Class Imbalance in Julia

#classimbalance #machinelearning #gsoc #jsoc

In this post, I will introduce the Google Summer of Code project that I have been involved in with my mentor @ablaom for the past couple of months. The project is a package with methods to correct for class imbalance in Julia: Imbalance.jl and a helper package MLJBalancing.jl to make it easy to use class imbalance methods with classification models from MLJ.

Class Imbalance

Class imbalance is a well-known issue in machine learning where the performance of a classification model is hindered due to an imbalance in the distribution of the target variable over the available data. For instance, a model trained on a fraud detection dataset with 99% genuine transactions and only 1% fraud transactions may perform very poorly in terms of correctly predicting fraud transactions.

A machine learning model may not or may to some degree be sensitive to class imbalance depending on the underlying learning algorithm, hypothesis set and loss function. In situations where class imbalance does pose a problem, which may be often the case, addressing it through techniques like class weighting or data resampling can lead to significant improvements in the model's performance on unseen data.

The edge that resampling may have over class weighting is that it is algorithm independent (e.g., does not assume there is an explicit loss function being minimized) and that in its simplest form (naive random oversampling) it can be shown (under conditions) to be equivalent to class weighting. Moreover, in more ideal cases, besides of improving the balance, it may bear similarity with collecting more data or help the model find better separating hypersurfaces for the task.

Imbalance.jl

The motivation of this package has been to offer a pool of resampling techniques that can be used to solve the class imbalance problem. For instance, similar to imbalanced-learn in Python.
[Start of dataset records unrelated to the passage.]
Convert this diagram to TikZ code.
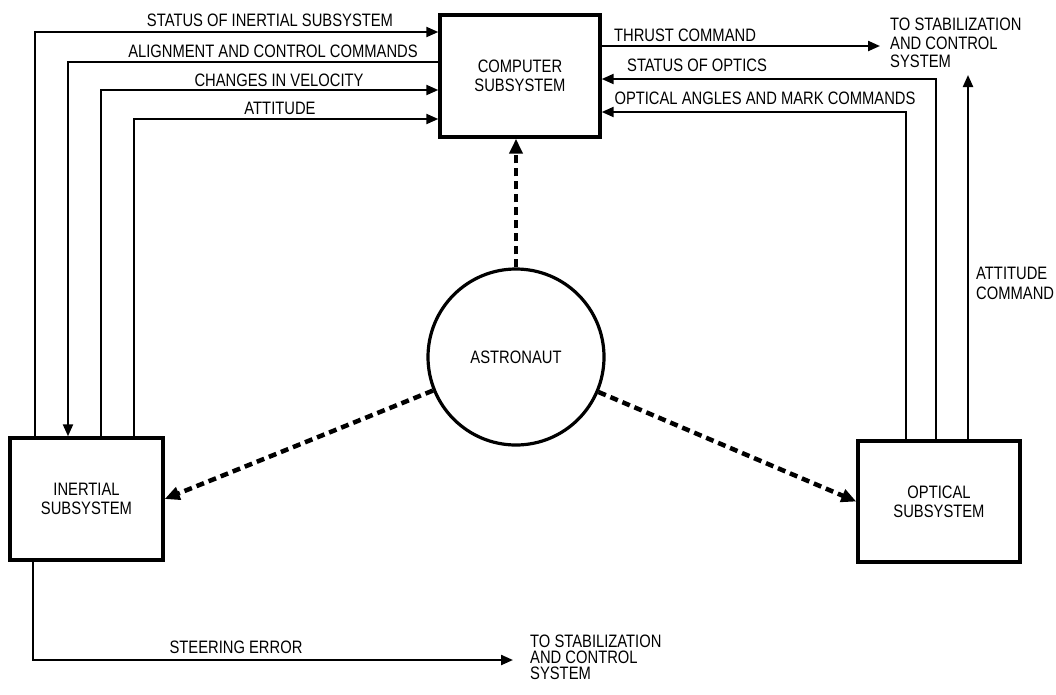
\documentclass[tikz,border=0pt]{standalone}
\usepackage{fontspec}
\setmainfont{Liberation Sans}[FakeStretch=0.82]
\usetikzlibrary{arrows.meta}
\begin{document}
\begin{tikzpicture}[x=1pt,y=-1pt,
  lbl/.style={font=\fontsize{18}{18.5}\selectfont, inner sep=0pt},
  box/.style={draw, line width=3.4pt, inner sep=0pt, align=center, font=\fontsize{18}{19}\selectfont},
  flow/.style={line width=2.2pt, -{Triangle[length=12pt,width=10pt]}},
  dashflow/.style={line width=4.5pt, dash pattern=on 8pt off 5pt, -{Triangle[length=15pt,width=13pt]}}]
\useasboundingbox (0,0) rectangle (1056,694);
% boxes
\node[box, minimum width=160pt, minimum height=122pt] (comp) at (520,76) {COMPUTER\\SUBSYSTEM};
\node[box, minimum width=153pt, minimum height=122pt] (inert) at (86.5,499) {INERTIAL\\SUBSYSTEM};
\node[box, minimum width=162pt, minimum height=121pt] (opt) at (939,501.5) {OPTICAL\\SUBSYSTEM};
\node[draw, circle, line width=3.2pt, minimum size=176pt, inner sep=0pt, font=\fontsize{18}{19}\selectfont] (astro) at (516,357) {ASTRONAUT};
% lane coordinates
\coordinate (a1) at (35,32);
\coordinate (a2) at (68,62);
\coordinate (a3) at (101,90);
\coordinate (a4) at (134,119);
\coordinate (th) at (880,46);
\coordinate (o2) at (936,79);
\coordinate (o1) at (906,112);
\coordinate (o3) at (968,75);
\coordinate (s0) at (33,0);
\coordinate (se) at (513,660);
% left connectors
\draw[flow] (inert.north -| a1) |- (comp.west |- a1);
\draw[flow] (comp.west |- a2) -| (inert.north -| a2);
\draw[flow] (inert.north -| a3) |- (comp.west |- a3);
\draw[flow] (inert.north -| a4) |- (comp.west |- a4);
% right connectors
\draw[flow] (comp.east |- th) -- (th);
\draw[flow] (opt.north -| o2) |- (comp.east |- o2);
\draw[flow] (opt.north -| o1) |- (comp.east |- o1);
\draw[flow] (opt.north -| o3) -- (o3);
% steering error
\draw[flow] (inert.south -| s0) |- (se);
% astronaut links
\draw[dashflow] (astro) -- (comp.south -| astro);
\draw[dashflow] (astro) -- (inert.east);
\draw[dashflow] (astro) -- (opt.west);
% labels
\node[lbl] (l1) at (270,20) {STATUS OF INERTIAL SUBSYSTEM};
\node[lbl] (l2) at (273,51) {ALIGNMENT AND CONTROL COMMANDS};
\node[lbl] (l3) at (279,80) {CHANGES IN VELOCITY};
\node[lbl] (l4) at (280,108) {ATTITUDE};
\node[lbl] (l5) at (685,35) {THRUST COMMAND};
\node[lbl] (l6) at (697,65) {STATUS OF OPTICS};
\node[lbl] (l7) at (765,98) {OPTICAL ANGLES AND MARK COMMANDS};
\node[lbl, anchor=west, align=left, font=\fontsize{18}{20}\selectfont] (l8) at (976,283) {ATTITUDE\\COMMAND};
\node[lbl, anchor=west, align=left] (l9) at (890,43) {TO STABILIZATION\\AND CONTROL\\SYSTEM};
\node[lbl] (l10) at (236,647) {STEERING ERROR};
\node[lbl, anchor=west, align=left, font=\fontsize{18}{16}\selectfont] (l11) at (530,657) {TO STABILIZATION\\AND CONTROL\\SYSTEM};
\end{tikzpicture}
\end{document}
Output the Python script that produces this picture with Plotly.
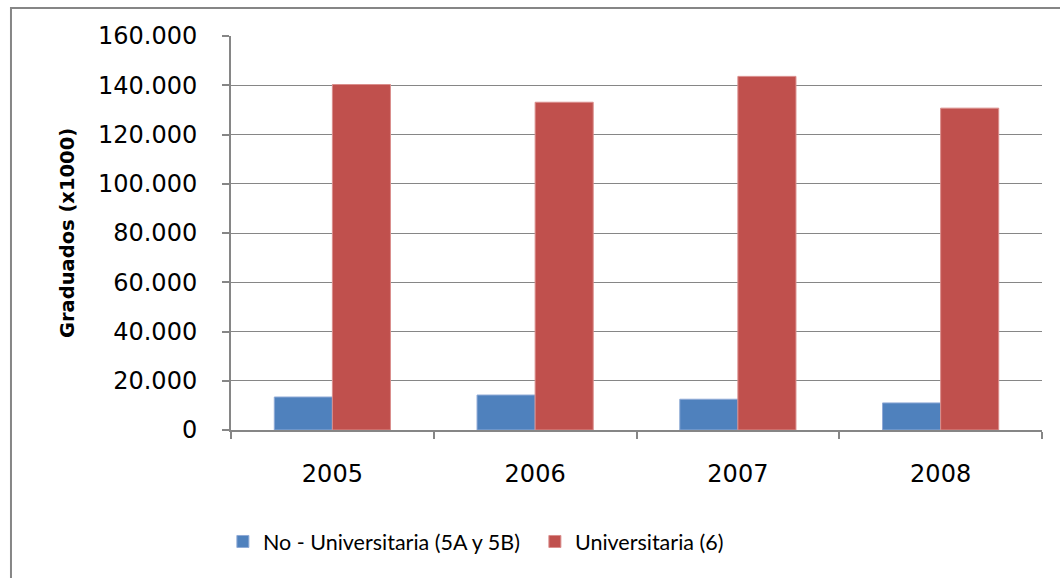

The following are the resampling techniques that were implemented during my journey in Google Summer of Code:

Oversampling

Random Oversampling
Random Walk Oversampling (RWO)
Random Oversampling Examples (ROSE)
Synthetic Minority Oversampling Technique (SMOTE)
Borderline SMOTE1
SMOTE-Nominal (SMOTE-N)
SMOTE-Nominal Categorical (SMOTE-NC)

Undersampling

Random Undersampling
Cluster Undersampling
EditedNearestNeighbors Undersampling
Tomek Links Undersampling

Ensemble

Balanced Bagging Classifier (@MLJBalancing.jl)

Hybrid

via BalancedModel (@MLJBalancing.jl)

Package Features

Features offered by Imbalance.jl and MLJBalancing are as shown:

Available Methods

Methods support all four major types of resampling approaches
Methods generally work on multiclass settings
Methods that deal with nominal data are also available
Preference was given to methods that are more popular in the literature or industry

Interface Support

Methods generally support both matrix and table inputs.
Target may or may not be provided separately
All Imbalance.jl methods support a pure functional interface (default), an MLJ model interface and a TableTransforms interface
Possible to wrap an arbitrary number of resampler models with an MLJ model to behave as a unified model using MLJBalancing

User Experience

Comprehensive documentation
Examples (with shown output) that work after copy-pasting accompany each method
Each method also comes with an illustrative example which shows a grid plot and an animation of the method in action and can be accessed from the documentation
Vast majority of implemented methods are also used with real datasets and models to analyze hyperparameters or improve model performance. This is done through a series of 9 tutorials that can be accessed from the documentation
Both illustrative and practical examples can be viewed and possibly run online on Google Colab via a link (and instructions) in the documentation
All Imbalance.jl methods are intuitively explained via Medium stories written by the author

Developer Experience

All internal functions are documented and include comments to justify or simplify written code when needed
Features such as generalizing to table inputs, automatic encoding or multiclass settings are provided by generic functions that are used in all methods; redundancy is in general avoided.
A developer guide exists in the documentation for new contributors
Methods are implemented in more smaller functions to aid unit testing

Future Work

Although many resampling methods are supported by the package, they still do not cover all the most popular methods in the literature such as K-means SMOTE or Condensed Nearest Neighbors. Check the contributor's guide for more details. In general, the body literature on class imbalance includes a huge number of resampling algorithms. Most of which are variations of one another.

Challenges

I was relatively new to Julia when I started working on this project. Being able to undertake this project under the guidance of @ablaom has been an invaluable learning experience and definitely far from typical. His responsiveness on Slack, weekly meetings and code reviews played a major role towards the successful conclusion of the project. The project was of course proposed by @ablaom.

Top comments (3)

hungpham3112 • Oct 13 '23

I'm working with binary classification in detecting flood. The class imbalancing makes my model overfitting a little bit. I think I will have a look at some functions in this package to find solution for that.